>> Start Data shown
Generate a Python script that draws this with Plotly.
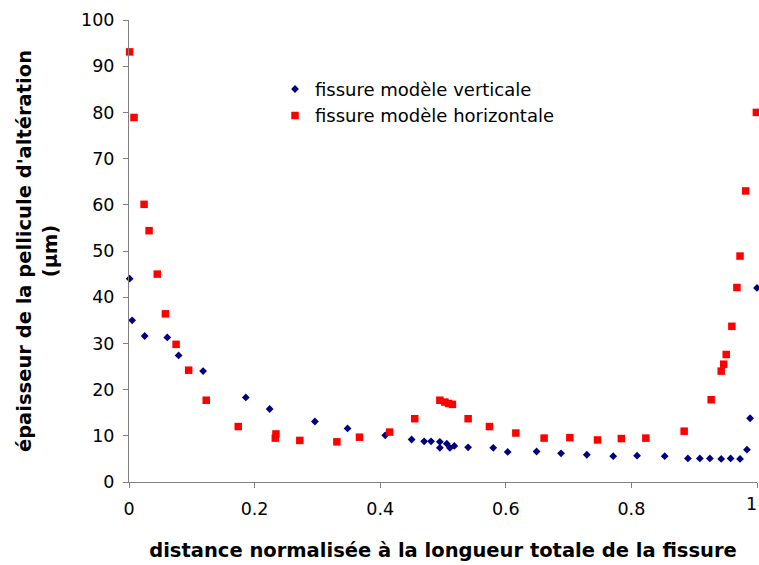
import plotly.graph_objects as go

# Vertical model crack: normalised distance vs alteration-layer thickness (µm)
vert_x = [0.001, 0.005, 0.025, 0.061, 0.079, 0.118, 0.186, 0.224, 0.296, 0.348,
          0.408, 0.450, 0.470, 0.481, 0.495, 0.495, 0.506, 0.511, 0.518, 0.540,
          0.580, 0.603, 0.649, 0.688, 0.729, 0.771, 0.809, 0.853, 0.890, 0.909,
          0.925, 0.943, 0.958, 0.973, 0.984, 0.989, 1.000]
vert_y = [44.0, 35.0, 31.6, 31.3, 27.4, 24.0, 18.3, 15.8, 13.1, 11.6,
          10.1, 9.2, 8.8, 8.8, 8.7, 7.4, 8.3, 7.4, 7.8, 7.5,
          7.4, 6.5, 6.6, 6.2, 5.9, 5.6, 5.7, 5.6, 5.1, 5.1,
          5.1, 5.0, 5.1, 5.0, 7.0, 13.8, 42.0]

# Horizontal model crack
horiz_x = [0.001, 0.008, 0.024, 0.032, 0.045, 0.058, 0.075, 0.095, 0.123, 0.174,
           0.234, 0.233, 0.272, 0.331, 0.367, 0.415, 0.455, 0.495, 0.503, 0.509,
           0.515, 0.540, 0.574, 0.616, 0.661, 0.702, 0.746, 0.784, 0.823, 0.884,
           0.927, 0.943, 0.947, 0.951, 0.960, 0.968, 0.973, 0.982, 0.999]
horiz_y = [93.1, 78.9, 60.1, 54.4, 45.0, 36.4, 29.8, 24.2, 17.7, 12.0,
           10.4, 9.5, 9.0, 8.7, 9.7, 10.8, 13.7, 17.7, 17.3, 17.0,
           16.8, 13.7, 12.0, 10.6, 9.5, 9.6, 9.1, 9.4, 9.5, 11.0,
           17.8, 24.0, 25.5, 27.6, 33.7, 42.1, 48.9, 63.0, 80.0]

x_ticks = [0, 0.2, 0.4, 0.6, 0.8, 1]
x_tick_text = ["0", "0.2", "0.4", "0.6", "0.8", "1"]
y_ticks = [0, 10, 20, 30, 40, 50, 60, 70, 80, 90, 100]

FONT = "DejaVu Sans, Liberation Sans, Arial, sans-serif"
TICK_SIZE = 17.5

fig = go.Figure()
fig.add_trace(go.Scatter(
    x=vert_x, y=vert_y, mode="markers", name="fissure modèle verticale",
    marker=dict(symbol="diamond", size=6, color="#000080"),
    cliponaxis=False,
))
fig.add_trace(go.Scatter(
    x=horiz_x, y=horiz_y, mode="markers", name="fissure modèle horizontale",
    marker=dict(symbol="square", size=7.5, color="#FF0000"),
    cliponaxis=False,
))

axis_common = dict(
    showgrid=False, zeroline=False, showline=True, linecolor="#808080",
    linewidth=1, ticks="outside", ticklen=5, tickcolor="#808080",
    tickfont=dict(family=FONT, size=TICK_SIZE, color="#000000"),
    automargin=False,
)

# The last x label sits at the figure's right edge; it is drawn right-aligned
# on its tick so that it stays inside the page.
axis_x_labels = x_tick_text[:-1] + [""]
fig.add_annotation(
    x=x_ticks[-1], y=0, xref="x", yref="paper",
    text=x_tick_text[-1], showarrow=False,
    xanchor="right", yanchor="top", xshift=2, yshift=-10,
    font=dict(family=FONT, size=TICK_SIZE, color="#000000"),
)

fig.update_layout(
    width=759, height=565,
    margin=dict(l=129, r=2, t=20, b=83),
    paper_bgcolor="white", plot_bgcolor="white",
    font=dict(family=FONT, color="#000000"),
    showlegend=True,
    legend=dict(
        x=0.2325, y=0.89, xanchor="left", yanchor="top",
        bgcolor="rgba(0,0,0,0)", borderwidth=0,
        font=dict(family=FONT, size=18, color="#000000"),
        itemsizing="trace", tracegroupgap=4,
    ),
    xaxis=dict(
        range=[0, 1], tickvals=x_ticks, ticktext=axis_x_labels,
        ticklabelstandoff=6,
        title=dict(text="<b>distance normalisée à la longueur totale de la fissure</b>",
                   font=dict(family=FONT, size=19.5), standoff=25),
        **axis_common,
    ),
    yaxis=dict(
        range=[0, 100], tickvals=y_ticks,
        ticklabelstandoff=5,
        title=dict(text="<b>épaisseur de la pellicule d'altération<br>(µm)</b>",
                   font=dict(family=FONT, size=19.5), standoff=18),
        **axis_common,
    ),
)

fig.write_html("out.html")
>> End Data shown
The exercise:
Omit any images, then output the listing exactly.

Answer for the task:
Generate a Python script that draws this with Plotly.
import plotly.graph_objects as go

# Vertical model crack: normalised distance vs alteration-layer thickness (µm)
vert_x = [0.001, 0.005, 0.025, 0.061, 0.079, 0.118, 0.186, 0.224, 0.296, 0.348,
          0.408, 0.450, 0.470, 0.481, 0.495, 0.495, 0.506, 0.511, 0.518, 0.540,
          0.580, 0.603, 0.649, 0.688, 0.729, 0.771, 0.809, 0.853, 0.890, 0.909,
          0.925, 0.943, 0.958, 0.973, 0.984, 0.989, 1.000]
vert_y = [44.0, 35.0, 31.6, 31.3, 27.4, 24.0, 18.3, 15.8, 13.1, 11.6,
          10.1, 9.2, 8.8, 8.8, 8.7, 7.4, 8.3, 7.4, 7.8, 7.5,
          7.4, 6.5, 6.6, 6.2, 5.9, 5.6, 5.7, 5.6, 5.1, 5.1,
          5.1, 5.0, 5.1, 5.0, 7.0, 13.8, 42.0]

# Horizontal model crack
horiz_x = [0.001, 0.008, 0.024, 0.032, 0.045, 0.058, 0.075, 0.095, 0.123, 0.174,
           0.234, 0.233, 0.272, 0.331, 0.367, 0.415, 0.455, 0.495, 0.503, 0.509,
           0.515, 0.540, 0.574, 0.616, 0.661, 0.702, 0.746, 0.784, 0.823, 0.884,
           0.927, 0.943, 0.947, 0.951, 0.960, 0.968, 0.973, 0.982, 0.999]
horiz_y = [93.1, 78.9, 60.1, 54.4, 45.0, 36.4, 29.8, 24.2, 17.7, 12.0,
           10.4, 9.5, 9.0, 8.7, 9.7, 10.8, 13.7, 17.7, 17.3, 17.0,
           16.8, 13.7, 12.0, 10.6, 9.5, 9.6, 9.1, 9.4, 9.5, 11.0,
           17.8, 24.0, 25.5, 27.6, 33.7, 42.1, 48.9, 63.0, 80.0]

x_ticks = [0, 0.2, 0.4, 0.6, 0.8, 1]
x_tick_text = ["0", "0.2", "0.4", "0.6", "0.8", "1"]
y_ticks = [0, 10, 20, 30, 40, 50, 60, 70, 80, 90, 100]

FONT = "DejaVu Sans, Liberation Sans, Arial, sans-serif"
TICK_SIZE = 17.5

fig = go.Figure()
fig.add_trace(go.Scatter(
    x=vert_x, y=vert_y, mode="markers", name="fissure modèle verticale",
    marker=dict(symbol="diamond", size=6, color="#000080"),
    cliponaxis=False,
))
fig.add_trace(go.Scatter(
    x=horiz_x, y=horiz_y, mode="markers", name="fissure modèle horizontale",
    marker=dict(symbol="square", size=7.5, color="#FF0000"),
    cliponaxis=False,
))

axis_common = dict(
    showgrid=False, zeroline=False, showline=True, linecolor="#808080",
    linewidth=1, ticks="outside", ticklen=5, tickcolor="#808080",
    tickfont=dict(family=FONT, size=TICK_SIZE, color="#000000"),
    automargin=False,
)

# The last x label sits at the figure's right edge; it is drawn right-aligned
# on its tick so that it stays inside the page.
axis_x_labels = x_tick_text[:-1] + [""]
fig.add_annotation(
    x=x_ticks[-1], y=0, xref="x", yref="paper",
    text=x_tick_text[-1], showarrow=False,
    xanchor="right", yanchor="top", xshift=2, yshift=-10,
    font=dict(family=FONT, size=TICK_SIZE, color="#000000"),
)

fig.update_layout(
    width=759, height=565,
    margin=dict(l=129, r=2, t=20, b=83),
    paper_bgcolor="white", plot_bgcolor="white",
    font=dict(family=FONT, color="#000000"),
    showlegend=True,
    legend=dict(
        x=0.2325, y=0.89, xanchor="left", yanchor="top",
        bgcolor="rgba(0,0,0,0)", borderwidth=0,
        font=dict(family=FONT, size=18, color="#000000"),
        itemsizing="trace", tracegroupgap=4,
    ),
    xaxis=dict(
        range=[0, 1], tickvals=x_ticks, ticktext=axis_x_labels,
        ticklabelstandoff=6,
        title=dict(text="<b>distance normalisée à la longueur totale de la fissure</b>",
                   font=dict(family=FONT, size=19.5), standoff=25),
        **axis_common,
    ),
    yaxis=dict(
        range=[0, 100], tickvals=y_ticks,
        ticklabelstandoff=5,
        title=dict(text="<b>épaisseur de la pellicule d'altération<br>(µm)</b>",
                   font=dict(family=FONT, size=19.5), standoff=18),
        **axis_common,
    ),
)

fig.write_html("out.html")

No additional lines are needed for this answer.